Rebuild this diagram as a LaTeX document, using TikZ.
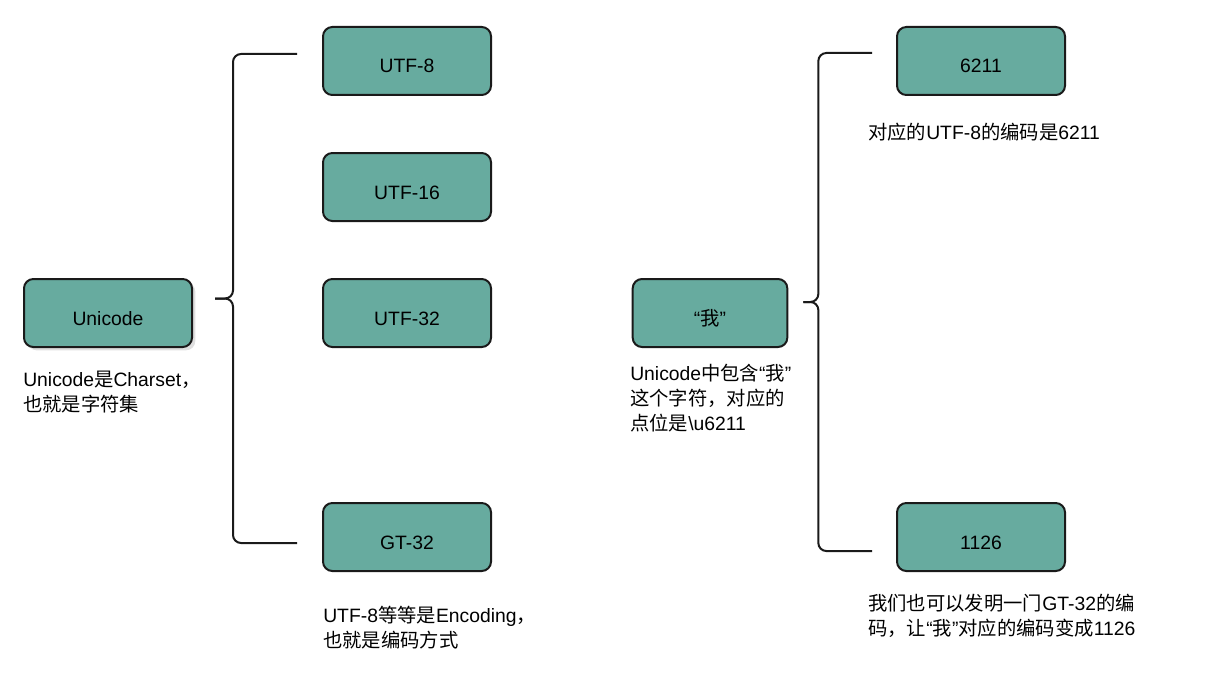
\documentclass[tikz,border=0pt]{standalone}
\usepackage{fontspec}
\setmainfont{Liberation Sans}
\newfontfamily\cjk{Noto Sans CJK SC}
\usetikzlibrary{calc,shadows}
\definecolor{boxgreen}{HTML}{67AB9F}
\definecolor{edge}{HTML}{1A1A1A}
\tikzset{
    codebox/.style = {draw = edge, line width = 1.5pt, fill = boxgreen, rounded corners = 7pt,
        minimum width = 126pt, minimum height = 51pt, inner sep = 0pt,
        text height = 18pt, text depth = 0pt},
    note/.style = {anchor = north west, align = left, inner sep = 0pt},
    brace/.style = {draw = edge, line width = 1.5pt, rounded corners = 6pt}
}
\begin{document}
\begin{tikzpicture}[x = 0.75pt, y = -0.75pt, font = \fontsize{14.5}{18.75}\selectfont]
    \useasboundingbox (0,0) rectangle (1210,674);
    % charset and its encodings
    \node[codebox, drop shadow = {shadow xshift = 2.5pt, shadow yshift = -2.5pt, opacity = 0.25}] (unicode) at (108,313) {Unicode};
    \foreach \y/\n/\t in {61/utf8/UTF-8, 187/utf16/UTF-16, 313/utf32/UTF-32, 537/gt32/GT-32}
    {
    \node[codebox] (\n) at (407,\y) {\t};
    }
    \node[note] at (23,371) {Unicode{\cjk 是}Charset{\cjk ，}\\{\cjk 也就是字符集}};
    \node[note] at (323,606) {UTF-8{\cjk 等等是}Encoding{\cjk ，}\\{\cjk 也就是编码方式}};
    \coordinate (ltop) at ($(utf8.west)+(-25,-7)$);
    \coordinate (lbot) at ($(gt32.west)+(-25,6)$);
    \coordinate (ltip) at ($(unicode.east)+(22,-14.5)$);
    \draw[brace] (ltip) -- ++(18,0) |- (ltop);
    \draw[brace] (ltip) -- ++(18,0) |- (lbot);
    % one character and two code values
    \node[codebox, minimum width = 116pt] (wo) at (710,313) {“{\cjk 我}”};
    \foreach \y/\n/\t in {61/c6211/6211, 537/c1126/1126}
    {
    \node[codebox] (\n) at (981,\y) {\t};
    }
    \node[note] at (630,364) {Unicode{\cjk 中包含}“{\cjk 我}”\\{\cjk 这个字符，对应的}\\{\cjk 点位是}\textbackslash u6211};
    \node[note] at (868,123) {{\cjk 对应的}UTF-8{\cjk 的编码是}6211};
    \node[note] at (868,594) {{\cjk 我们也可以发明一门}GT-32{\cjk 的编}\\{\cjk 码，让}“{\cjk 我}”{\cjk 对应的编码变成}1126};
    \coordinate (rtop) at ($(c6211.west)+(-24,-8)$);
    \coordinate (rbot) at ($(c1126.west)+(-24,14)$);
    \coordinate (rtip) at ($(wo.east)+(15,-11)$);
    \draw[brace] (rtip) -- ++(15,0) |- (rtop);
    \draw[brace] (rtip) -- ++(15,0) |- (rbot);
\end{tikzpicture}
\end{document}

::::::

◆ **Task instructions**: Make an exact reproduction of the listing above, without any pictures.

◆ **Result below**:
Rebuild this diagram as a LaTeX document, using TikZ.
\documentclass[tikz,border=0pt]{standalone}
\usepackage{fontspec}
\setmainfont{Liberation Sans}
\newfontfamily\cjk{Noto Sans CJK SC}
\usetikzlibrary{calc,shadows}
\definecolor{boxgreen}{HTML}{67AB9F}
\definecolor{edge}{HTML}{1A1A1A}
\tikzset{
    codebox/.style = {draw = edge, line width = 1.5pt, fill = boxgreen, rounded corners = 7pt,
        minimum width = 126pt, minimum height = 51pt, inner sep = 0pt,
        text height = 18pt, text depth = 0pt},
    note/.style = {anchor = north west, align = left, inner sep = 0pt},
    brace/.style = {draw = edge, line width = 1.5pt, rounded corners = 6pt}
}
\begin{document}
\begin{tikzpicture}[x = 0.75pt, y = -0.75pt, font = \fontsize{14.5}{18.75}\selectfont]
    \useasboundingbox (0,0) rectangle (1210,674);
    % charset and its encodings
    \node[codebox, drop shadow = {shadow xshift = 2.5pt, shadow yshift = -2.5pt, opacity = 0.25}] (unicode) at (108,313) {Unicode};
    \foreach \y/\n/\t in {61/utf8/UTF-8, 187/utf16/UTF-16, 313/utf32/UTF-32, 537/gt32/GT-32}
    {
    \node[codebox] (\n) at (407,\y) {\t};
    }
    \node[note] at (23,371) {Unicode{\cjk 是}Charset{\cjk ，}\\{\cjk 也就是字符集}};
    \node[note] at (323,606) {UTF-8{\cjk 等等是}Encoding{\cjk ，}\\{\cjk 也就是编码方式}};
    \coordinate (ltop) at ($(utf8.west)+(-25,-7)$);
    \coordinate (lbot) at ($(gt32.west)+(-25,6)$);
    \coordinate (ltip) at ($(unicode.east)+(22,-14.5)$);
    \draw[brace] (ltip) -- ++(18,0) |- (ltop);
    \draw[brace] (ltip) -- ++(18,0) |- (lbot);
    % one character and two code values
    \node[codebox, minimum width = 116pt] (wo) at (710,313) {“{\cjk 我}”};
    \foreach \y/\n/\t in {61/c6211/6211, 537/c1126/1126}
    {
    \node[codebox] (\n) at (981,\y) {\t};
    }
    \node[note] at (630,364) {Unicode{\cjk 中包含}“{\cjk 我}”\\{\cjk 这个字符，对应的}\\{\cjk 点位是}\textbackslash u6211};
    \node[note] at (868,123) {{\cjk 对应的}UTF-8{\cjk 的编码是}6211};
    \node[note] at (868,594) {{\cjk 我们也可以发明一门}GT-32{\cjk 的编}\\{\cjk 码，让}“{\cjk 我}”{\cjk 对应的编码变成}1126};
    \coordinate (rtop) at ($(c6211.west)+(-24,-8)$);
    \coordinate (rbot) at ($(c1126.west)+(-24,14)$);
    \coordinate (rtip) at ($(wo.east)+(15,-11)$);
    \draw[brace] (rtip) -- ++(15,0) |- (rtop);
    \draw[brace] (rtip) -- ++(15,0) |- (rbot);
\end{tikzpicture}
\end{document}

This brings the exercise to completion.